As usual, Klang parliamentarian Charles Santiago (photo) seems to be the only political operative speaking plainly and making his stand clear. Of course, this is not the official stand of the political alliance of this new Malaysia. It sure as hell is not the stand of the people who support them, who think that they should not fall into the trap set by these Islamic extremists, and never for one moment, stopping to think that there are Islamists within Harapan who want exactly the same thing and are enabled by the power-hungry non-Malay components of Harapan.
It does not get any clearer than this - “The new Pakatan Harapan government, which was voted in on the premise of inclusion, must, therefore, repeal all laws that criminalise homosexuality without any delay,” said Santiago.
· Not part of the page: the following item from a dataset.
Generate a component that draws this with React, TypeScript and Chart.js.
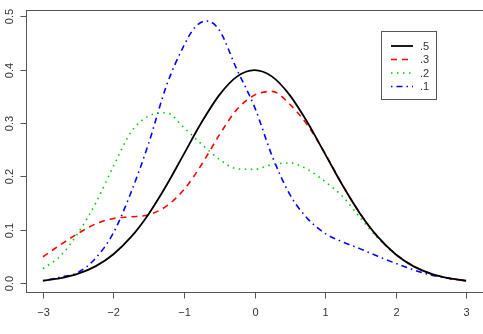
import React, { useEffect, useRef } from "react";
import { Chart, registerables } from "chart.js";

Chart.register(...registerables);

const X_GRID = [-3, -2.75, -2.5, -2.25, -2, -1.75, -1.5, -1.25, -1, -0.75, -0.5, -0.25, 0, 0.25, 0.5, 0.75, 1, 1.25, 1.5, 1.75, 2, 2.25, 2.5, 2.75, 3];
const SERIES_5 = [0.0044, 0.0091, 0.0175, 0.0317, 0.054, 0.0863, 0.1295, 0.1826, 0.242, 0.3011, 0.3521, 0.3867, 0.3989, 0.3867, 0.3521, 0.3011, 0.242, 0.1826, 0.1295, 0.0863, 0.054, 0.0317, 0.0175, 0.0091, 0.0044];
const SERIES_3 = [0.049, 0.072, 0.093, 0.111, 0.121, 0.124, 0.128, 0.144, 0.175, 0.222, 0.277, 0.325, 0.352, 0.359, 0.335, 0.296, 0.243, 0.183, 0.13, 0.086, 0.054, 0.032, 0.0175, 0.009, 0.0044];
const SERIES_2 = [0.027, 0.051, 0.094, 0.15, 0.219, 0.283, 0.313, 0.319, 0.291, 0.26, 0.232, 0.214, 0.213, 0.222, 0.225, 0.213, 0.19, 0.162, 0.122, 0.084, 0.054, 0.032, 0.0175, 0.009, 0.0044];
const X_BLUE = [-3, -2.75, -2.5, -2.25, -2, -1.75, -1.5, -1.25, -1, -0.85, -0.68, -0.5, -0.25, 0, 0.25, 0.5, 0.75, 1, 1.25, 1.5, 1.75, 2, 2.25, 2.5, 2.75, 3];
const SERIES_1 = [0.004, 0.011, 0.02, 0.047, 0.094, 0.17, 0.262, 0.369, 0.445, 0.478, 0.491, 0.474, 0.4, 0.33, 0.238, 0.166, 0.121, 0.093, 0.077, 0.064, 0.05, 0.037, 0.025, 0.015, 0.009, 0.004];

const X_TICKS = [-3, -2, -1, 0, 1, 2, 3];
const X_TICK_LABELS = ["\u22123", "\u22122", "\u22121", "0", "1", "2", "3"];
const Y_TICKS = [0, 0.1, 0.2, 0.3, 0.4, 0.5];
const Y_TICK_LABELS = ["0.0", "0.1", "0.2", "0.3", "0.4", "0.5"];
const LEGEND_LABELS = [".5", ".3", ".2", ".1"];

const FONT = "11px 'Liberation Sans', Arial, Helvetica, sans-serif";

const pts = (xs: number[], ys: number[]) => xs.map((x, i) => ({ x, y: ys[i] }));

const styles = [
  { color: "#000000", dash: [] as number[], width: 1.8 },
  { color: "#FF0000", dash: [6, 5], width: 1.6 },
  { color: "#00CD00", dash: [1.5, 4.5], width: 1.6 },
  { color: "#0000FF", dash: [1.5, 4, 6, 4], width: 1.6 },
];

const axesPlugin = {
  id: "rAxes",
  afterDraw(chart: any) {
    const ctx = chart.ctx;
    const xs = chart.scales.x;
    const ys = chart.scales.y;
    const ca = chart.chartArea;
    ctx.save();
    ctx.strokeStyle = "#555";
    ctx.lineWidth = 1;
    ctx.setLineDash([]);
    // box
    ctx.strokeRect(Math.round(ca.left) + 0.5, Math.round(ca.top) + 0.5, Math.round(ca.right - ca.left), Math.round(ca.bottom - ca.top));
    // x ticks
    ctx.fillStyle = "#333";
    ctx.font = FONT;
    ctx.textAlign = "center";
    ctx.textBaseline = "middle";
    const by = Math.round(ca.bottom) + 0.5;
    X_TICKS.forEach((v, i) => {
      const px = Math.round(xs.getPixelForValue(v)) + 0.5;
      ctx.beginPath();
      ctx.moveTo(px, by);
      ctx.lineTo(px, by + 6);
      ctx.stroke();
      ctx.fillText(X_TICK_LABELS[i], px, by + 20);
    });
    // y ticks
    const lx = Math.round(ca.left) + 0.5;
    Y_TICKS.forEach((v, i) => {
      const py = Math.round(ys.getPixelForValue(v)) + 0.5;
      ctx.beginPath();
      ctx.moveTo(lx, py);
      ctx.lineTo(lx - 6, py);
      ctx.stroke();
      ctx.save();
      ctx.translate(lx - 17, py);
      ctx.rotate(-Math.PI / 2);
      ctx.fillText(Y_TICK_LABELS[i], 0, 0);
      ctx.restore();
    });
    // legend
    const L = 381.5, T = 31.5, W = 55, H = 68;
    ctx.strokeRect(L, T, W, H);
    const rows = [46, 59.5, 73, 86.5];
    LEGEND_LABELS.forEach((lab, i) => {
      const s = styles[i];
      ctx.strokeStyle = s.color;
      ctx.lineWidth = s.width;
      ctx.setLineDash(s.dash);
      ctx.beginPath();
      ctx.moveTo(391, rows[i]);
      ctx.lineTo(413, rows[i]);
      ctx.stroke();
      ctx.setLineDash([]);
      ctx.fillStyle = "#333";
      ctx.textAlign = "left";
      ctx.fillText(lab, 420, rows[i] + 0.5);
    });
    ctx.restore();
  },
};

export default function App() {
  const ref = useRef<HTMLCanvasElement | null>(null);
  useEffect(() => {
    if (!ref.current) return;
    const data = [pts(X_GRID, SERIES_5), pts(X_GRID, SERIES_3), pts(X_GRID, SERIES_2), pts(X_BLUE, SERIES_1)];
    const chart = new Chart(ref.current, {
      type: "line",
      data: {
        datasets: data.map((d, i) => ({
          label: LEGEND_LABELS[i],
          data: d,
          borderColor: styles[i].color,
          borderWidth: styles[i].width,
          borderDash: styles[i].dash,
          pointRadius: 0,
          fill: false,
          cubicInterpolationMode: "monotone" as const,
        })),
      },
      options: {
        responsive: false,
        animation: false,
        layout: { padding: { left: 26, top: 10, right: 0, bottom: 42 } },
        plugins: { legend: { display: false }, tooltip: { enabled: false } },
        scales: {
          x: { type: "linear", min: -3.24, max: 3.24, display: false },
          y: { type: "linear", min: -0.0168, max: 0.5115, display: false },
        },
      },
      plugins: [axesPlugin],
    });
    return () => chart.destroy();
  }, []);
  return (
    <div style={{ position: "fixed", left: 0, top: 0, width: 483, height: 334, background: "#fff" }}>
      <canvas ref={ref} width={483} height={334} style={{ width: 483, height: 334 }} />
    </div>
  );
}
All we get is silence because Amanah is supposed to be the progressive face of Islam and so far, all they have managed to do is get their knickers in twist about the LGBTQ (lesbian, gay, bisexual, transgender and queer) community, while PAS has managed to talk about everything from corruption charges against the Harapan political elite, the GST and the numerous other issues which should be how Harapan is changing the course of the Islamic narrative in this country.
Terengganu Bar Committee chairperson Sallehudin Harun said that the public would get a clearer picture. Notice he did not say Muslims but rather the (general) public. Why is this? Because this was a spectacle for the non-Muslims. This was to show that their political leaders are political hacks who would not do a damn thing when it comes to extremism in this country.
The subtext is this. First, these political operatives cannot help the Malays progress from their so-called mental shackles. Second, after the laws get through with the disenfranchised of this country, it will come after the smug secure urban electorates.
That is the message, folks. Besides a few outlier voices, the mainstream politics of Harapan when it comes to this issue is hear no evil, see no evil and enable such evil when it is politically expedient.